Changan Ford, in which Ford and state-backed Changan hold an equal stake, was fined for setting minimum prices for its dealers in the inland metropolis of Chongqing.
The State Administration for Market Regulation, China’s antimonopoly authority, says Changan Ford’s move deprived dealers of the autonomy to set their own prices.
Other car manufacturers across the country have faced similar fines in the past. The New York Times reports that China has been looking to shape how companies price their products in order to encourage local consumers to buy with greater confidence. Business groups say the Chinese government is more willing to enforce certain rules and regulations during times of geopolitical tension, such as the current one between it and the U.S.
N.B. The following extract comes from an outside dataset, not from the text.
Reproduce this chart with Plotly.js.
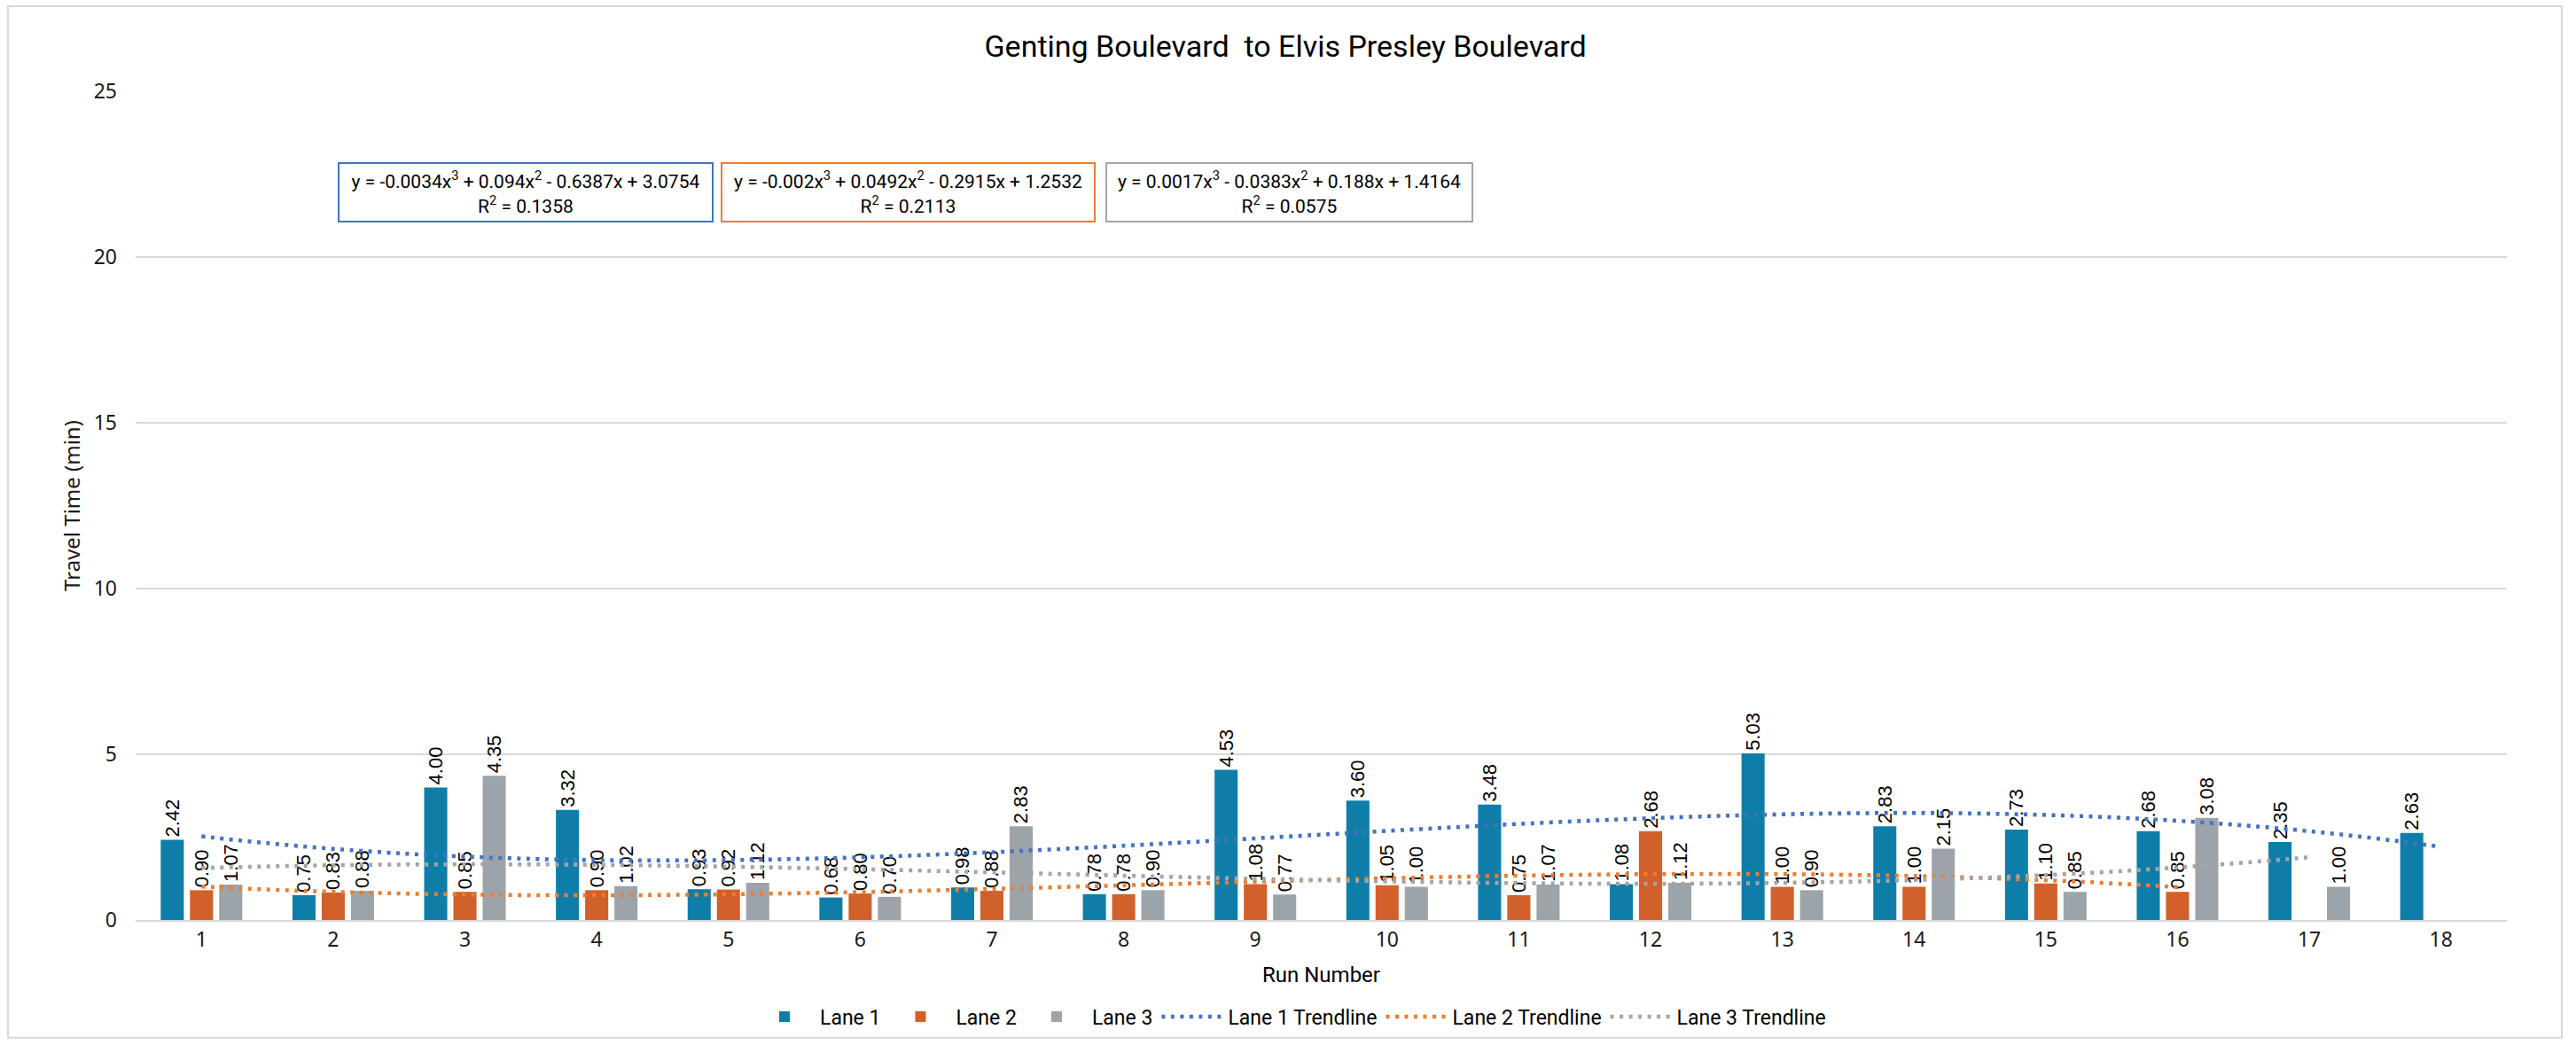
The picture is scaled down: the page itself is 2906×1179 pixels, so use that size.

As part of the ongoing trade war between the two countries, the Trump administration recently barred American technology companies from selling components to Chinese smartphone giant Huawei. In response, China recently announced that it is creating a blacklist of “unreliable” foreign companies who harm the interests of local firms.
“Changan Ford respects the decision taken by the State Administration for Market Regulation,” a Ford spokesman said, adding that the company has taken “corrective action in its regional sales management together with its dealers.”
Sales of Ford vehicles across China have slumped this year, falling 35.8 per cent in the first quarter compared to the same period in 2019, while the world’s largest auto market,saw its first slowdown last year after constant, and unparalleled, growth since the 1990s.